The Free Press reporters were unable to access even the names of officers that the state had decertified, or stripped of their certification — a position that MSP has since revised.
The ability of abusive cops to get another job “has troubled me for as long as I have been in law enforcement,” McKinnon says.
“If a law enforcement officer commits an act like being violent, he or she leaves the department, gets another job, and their records are still clean. These are the things that really bothers me and should really bother any other law enforcement officer or elected official.”
After the Free Press investigation was published in 2017, a law was passed that required police departments to keep a record of officer separations, and officers to sign a waiver allowing departments to view their previous records. But it didn’t prevent officers with significant histories of misconduct or use of force from being hired again, and didn’t prevent agencies from allowing officers to resign, rather than be terminated. If an officer is allowed to resign, the documentation required to be kept about their separation is likely to be much less substantial.
In 2021, Michigan state Sen. Jeremy Moss introduced another bill aimed at making it easier for law enforcement agencies to identify officers who have a checkered past. But with Republicans holding a majority in the Senate, the legislation languished. Now that Democrats have control of the Senate for the first time in 38 years, Moss expects his bill to gain traction this year when he refiles it.
Senate Bill 474 would have required police departments to report all use-of-force violations, in addition to the separation records that they’re required to provide to new prospective employers for their former officers. That way law enforcement agencies would have broader access to a job applicants’ history of misconduct.

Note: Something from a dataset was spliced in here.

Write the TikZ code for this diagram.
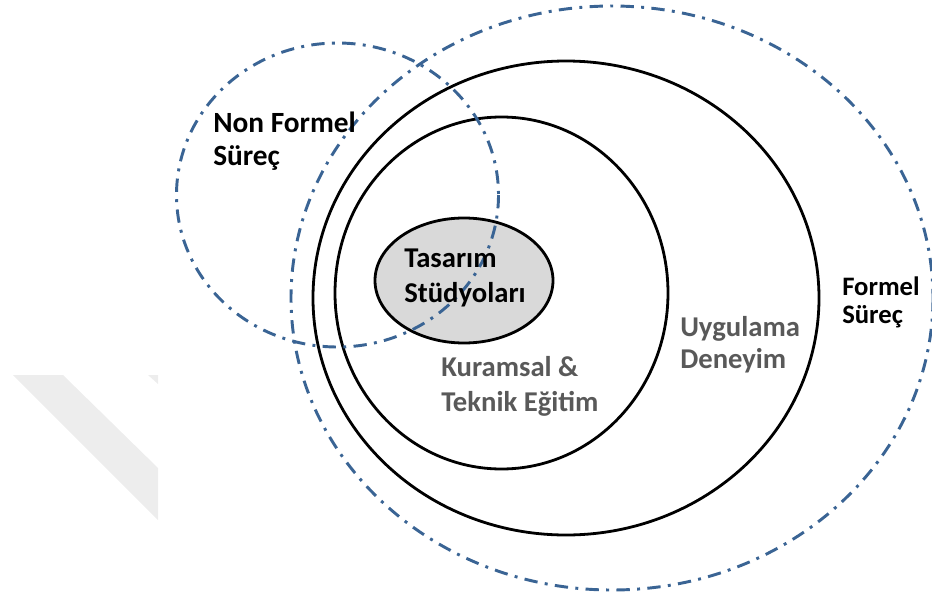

“It requires a lot more specificity in the separation records so a hiring agency knows the details and the circumstances and the number of excessive force violations so they have more information on hiring decisions,” Moss tells Metro Times. “I’m hopeful that is something that can make it past the finish line.”

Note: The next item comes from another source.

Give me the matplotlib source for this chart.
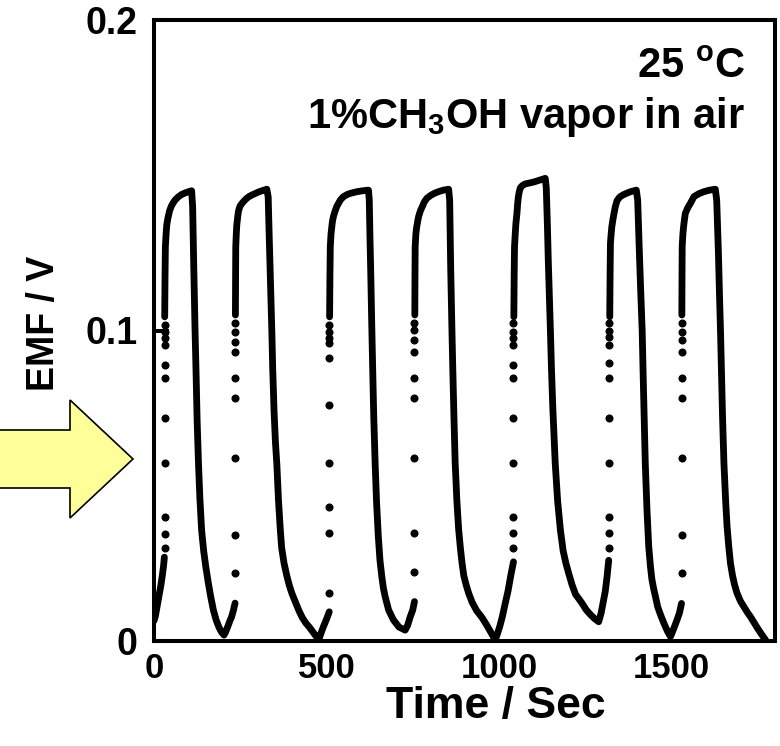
import numpy as np
import matplotlib
matplotlib.use("Agg")
import matplotlib.pyplot as plt
from matplotlib.patches import Polygon

plt.rcParams['font.family'] = ['Liberation Sans', 'DejaVu Sans']
plt.rcParams['font.weight'] = 'bold'
plt.rcParams['mathtext.fontset'] = 'custom'
plt.rcParams['mathtext.rm'] = 'Liberation Sans:bold'
plt.rcParams['mathtext.bf'] = 'Liberation Sans:bold'
plt.rcParams['mathtext.it'] = 'Liberation Sans:bold'

# ---- data: dense (continuously sampled) segments of the EMF trace ----
seg0_t = [0, 4, 8, 12, 16, 20, 24, 28, 30]
seg0_v = [0.0065, 0.008, 0.0105, 0.013, 0.0155, 0.018, 0.021, 0.0245, 0.027]

seg1_t = [31, 32, 33, 35, 37, 40, 45, 50, 55, 61, 70, 80, 90, 100, 109,
          112, 115, 119, 122, 125, 129, 133, 138, 144, 150, 157, 164, 172, 180, 188, 196, 203,
          208, 215, 220, 225, 230, 235]
seg1_v = [0.1044, 0.118, 0.127, 0.131, 0.134, 0.136, 0.1385, 0.140, 0.141, 0.142, 0.143, 0.1438, 0.1443, 0.1447, 0.1450,
          0.140, 0.122, 0.100, 0.086, 0.071, 0.057, 0.046, 0.0357, 0.029, 0.024, 0.019, 0.0145, 0.010, 0.0068, 0.0045, 0.0028, 0.0019,
          0.003, 0.005, 0.0065, 0.0078, 0.0098, 0.0122]

seg2_t = [236, 236.5, 237, 238.5, 240, 242.5, 245, 249, 254, 260, 268, 275, 283, 295, 305, 316, 327,
          331, 334, 337, 341.5, 344, 348, 352, 356, 361, 366, 370, 377, 385, 392, 399.5, 410, 420, 430, 440, 450, 460, 470, 478,
          484, 491, 500, 508]
seg2_v = [0.105, 0.118, 0.127, 0.131, 0.134, 0.1365, 0.1385, 0.140, 0.1408, 0.1416, 0.1425, 0.1431, 0.1436, 0.1442, 0.1447, 0.1451, 0.1455,
          0.143, 0.130, 0.118, 0.100, 0.088, 0.074, 0.064, 0.057, 0.045, 0.036, 0.030, 0.025, 0.021, 0.018, 0.0154, 0.0125, 0.0098, 0.0075, 0.0058, 0.0045, 0.003, 0.0015, 0.0005,
          0.0025, 0.0046, 0.007, 0.0094]

seg3_t = [509, 510, 511, 513, 515, 517, 520, 525, 530, 540, 549, 560, 570, 588, 605, 621.7,
          624, 626, 628, 631.5, 634, 637, 641, 645, 650, 655, 660, 665, 670, 680, 694, 710, 728,
          735, 742.7, 750, 755]
seg3_v = [0.1044, 0.118, 0.127, 0.131, 0.133, 0.135, 0.1367, 0.1385, 0.140, 0.142, 0.1431, 0.1438, 0.1442, 0.1447, 0.145, 0.1452,
          0.142, 0.130, 0.120, 0.100, 0.087, 0.072, 0.0572, 0.045, 0.034, 0.026, 0.021, 0.017, 0.0143, 0.010, 0.0068, 0.0045, 0.0035,
          0.005, 0.0078, 0.010, 0.0127]

seg4_t = [756, 756.5, 757, 759, 761, 764, 767, 772, 778, 784, 791, 803, 815, 827, 839, 854,
          857, 860, 863.6, 866, 869, 873, 878, 883, 888, 893, 898, 905, 912, 922, 935, 951, 965, 978, 989,
          996, 1003, 1010, 1018, 1026, 1034, 1042]
seg4_v = [0.105, 0.118, 0.127, 0.131, 0.133, 0.135, 0.1367, 0.1385, 0.140, 0.1415, 0.1426, 0.1436, 0.1443, 0.1448, 0.1452, 0.1455,
          0.142, 0.120, 0.100, 0.088, 0.074, 0.0572, 0.045, 0.036, 0.030, 0.025, 0.021, 0.018, 0.0154, 0.0125, 0.0098, 0.0075, 0.005, 0.0025, 0.0003,
          0.0025, 0.005, 0.008, 0.0121, 0.016, 0.021, 0.0255]

seg5_t = [1043, 1044, 1045, 1047, 1049, 1052, 1054, 1056, 1059, 1062, 1068, 1076, 1088, 1100, 1117, 1134,
          1137, 1140, 1143, 1146, 1149, 1152, 1156, 1163, 1170, 1178, 1186, 1194, 1202, 1212, 1222, 1232, 1241, 1253, 1265, 1277, 1289,
          1296, 1302, 1308, 1313, 1318]
seg5_v = [0.1044, 0.118, 0.127, 0.131, 0.1345, 0.1377, 0.1408, 0.1430, 0.1448, 0.1460, 0.1467, 0.1472, 0.1475, 0.1478, 0.1484, 0.1490,
          0.146, 0.135, 0.122, 0.111, 0.100, 0.088, 0.075, 0.0572, 0.045, 0.0357, 0.029, 0.025, 0.0218, 0.018, 0.015, 0.0135, 0.0121, 0.010, 0.0085, 0.0072, 0.0062,
          0.009, 0.0125, 0.016, 0.0205, 0.026]

seg6_t = [1321, 1322, 1323, 1325, 1327, 1330, 1333, 1337, 1342, 1350, 1360, 1370, 1381, 1398,
          1402, 1406, 1410, 1415, 1418, 1421, 1424, 1429, 1434, 1439, 1443, 1448, 1453.5, 1460, 1468, 1478, 1488, 1497,
          1503, 1510, 1516, 1523, 1529]
seg6_v = [0.1044, 0.118, 0.128, 0.131, 0.1334, 0.1356, 0.1375, 0.1398, 0.1418, 0.143, 0.1437, 0.1442, 0.1447, 0.1452,
          0.142, 0.128, 0.115, 0.100, 0.085, 0.071, 0.0572, 0.042, 0.0304, 0.024, 0.020, 0.017, 0.0143, 0.011, 0.0085, 0.0057, 0.0032, 0.0014,
          0.003, 0.005, 0.0068, 0.009, 0.0121]

seg7_t = [1530, 1530.5, 1531, 1533, 1535, 1537.5, 1540, 1547, 1555, 1565, 1580, 1594, 1610, 1627,
          1631, 1636, 1639, 1642, 1645, 1648, 1652, 1657, 1661, 1666, 1671, 1677, 1683, 1690, 1700, 1710, 1720, 1729, 1740, 1750, 1762, 1773]
seg7_v = [0.105, 0.118, 0.127, 0.131, 0.1334, 0.1357, 0.1377, 0.1395, 0.141, 0.1431, 0.1441, 0.1447, 0.1452, 0.1455,
          0.142, 0.125, 0.112, 0.100, 0.086, 0.072, 0.0572, 0.045, 0.037, 0.0304, 0.025, 0.021, 0.018, 0.0154, 0.0128, 0.011, 0.0092, 0.0078, 0.0058, 0.004, 0.002, 0.0003]

# ---- sparse samples during the fast rise after each gas switch ----
jump_times = [31, 235, 508, 755, 1042, 1320, 1529]
jump1_v = [0.0298, 0.0346, 0.040, 0.0572, 0.0717, 0.0846, 0.0889, 0.0953, 0.0975, 0.0996, 0.1018]
jump2_v = [0.0218, 0.0341, 0.0588, 0.0782, 0.0846, 0.0932, 0.0964, 0.0996, 0.1023]
jump3_v = [0.0154, 0.0347, 0.0433, 0.0572, 0.0760, 0.0910, 0.0959, 0.0975, 0.0996, 0.1018]
jump4_v = [0.0223, 0.0347, 0.0588, 0.0782, 0.0846, 0.0932, 0.0969, 0.1002, 0.1023]
jump5_v = [0.0298, 0.0347, 0.0400, 0.0572, 0.0717, 0.0846, 0.0889, 0.0953, 0.0975, 0.0996, 0.1023]
jump6_v = [0.0298, 0.0347, 0.0400, 0.0572, 0.0717, 0.0846, 0.0894, 0.0953, 0.0980, 0.1000, 0.1023]
jump7_v = [0.0218, 0.0341, 0.0588, 0.0782, 0.0846, 0.0932, 0.0969, 0.0996, 0.1023]

x_ticks = [0, 500, 1000, 1500]
x_ticklabels = ['0', '500', '1000', '1500']
y_ticks = [0, 0.1, 0.2]
y_ticklabels = ['0', '0.1', '0.2']

segments = [(seg0_t, seg0_v), (seg1_t, seg1_v), (seg2_t, seg2_v), (seg3_t, seg3_v),
            (seg4_t, seg4_v), (seg5_t, seg5_v), (seg6_t, seg6_v), (seg7_t, seg7_v)]
jumps = [jump1_v, jump2_v, jump3_v, jump4_v, jump5_v, jump6_v, jump7_v]

W, H = 780, 746
fig = plt.figure(figsize=(W / 100, H / 100), dpi=100)
ax = fig.add_axes([154 / W, 1 - 641 / H, (775 - 154) / W, (641 - 20) / H])

for t, v in segments:
    ax.plot(t, v, color='black', lw=4.9, solid_capstyle='round', solid_joinstyle='round', zorder=3)
for tj, vj in zip(jump_times, jumps):
    ax.plot([tj] * len(vj), vj, 'o', color='black', ms=5.8, mew=0, zorder=3)

ax.set_xlim(0, 1800)
ax.set_ylim(0, 0.2)
ax.set_xticks(x_ticks)
ax.set_xticklabels(x_ticklabels)
ax.set_yticks(y_ticks)
ax.set_yticklabels(y_ticklabels)
ax.tick_params(axis='x', direction='in', length=0, pad=8, labelsize=25)
ax.tick_params(axis='y', direction='in', length=11, width=2.9, pad=12, labelsize=27)
for lab in ax.get_xticklabels() + ax.get_yticklabels():
    lab.set_fontweight('bold')
for s in ax.spines.values():
    s.set_linewidth(2.9)

ax.set_xlabel('Time / Sec', fontsize=32, fontweight='bold', va='center')
ax.xaxis.set_label_coords(0.551, -0.105)
ax.set_ylabel('EMF / V', fontsize=27, fontweight='bold', va='center')
ax.yaxis.set_label_coords(-0.177, 0.512)

ax.text(0.952, 0.906, r'25 $^{\mathrm{o}}$C', transform=ax.transAxes,
        ha='right', va='baseline', fontsize=30, fontweight='bold')
ax.text(0.952, 0.826, r'1%CH$_{\mathrm{3}}$OH vapor in air', transform=ax.transAxes,
        ha='right', va='baseline', fontsize=30, fontweight='bold')

# decorative yellow arrow on the left (figure pixels)
arrow_px = [(-2, 430), (70, 430), (70, 400), (133, 459), (70, 518), (70, 488), (-2, 488)]
arrow = Polygon([(x / W, 1 - y / H) for x, y in arrow_px], closed=True,
                transform=fig.transFigure, facecolor='#FFFF99', edgecolor='black',
                lw=1.2, clip_on=False)
fig.patches.append(arrow)

fig.savefig('out.png', dpi=100)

After talking with law enforcement agencies about the bill, Moss says he’s received a lot of support.
“I have found that many of our police departments don’t want these officers in their ranks and want the tools to root out those who pollute law enforcement,” Moss says. “We have to make sure that those who have soiled the profession aren’t still in the profession. This is a tool for hiring agencies to say we don’t want this character within our ranks.”
To curtail wandering cops, a Manhattan Institute report in 2022 also recommended automatically decertifying officers for certain offenses or department violations to prevent other law enforcement agencies from hiring them. Although Moss’s bill doesn’t require decertification, he says he’s open to exploring the idea.
“This is a conversation we need to continue having,” Moss says. “You have a lot of public scrutiny on our police departments, as well as there should be.”
Regardless of the state’s current practices, “We believe this is an important civil rights case,” said the University of Michigan’s Steinberg, who was previously the legal director for the ACLU of Michigan. “The work that the Metro Times and Invisible Institute are doing to expose officers who engage in repeated police misconduct is a civil rights and civil liberties issue. And we want the state police to be transparent so that they can be held accountable.”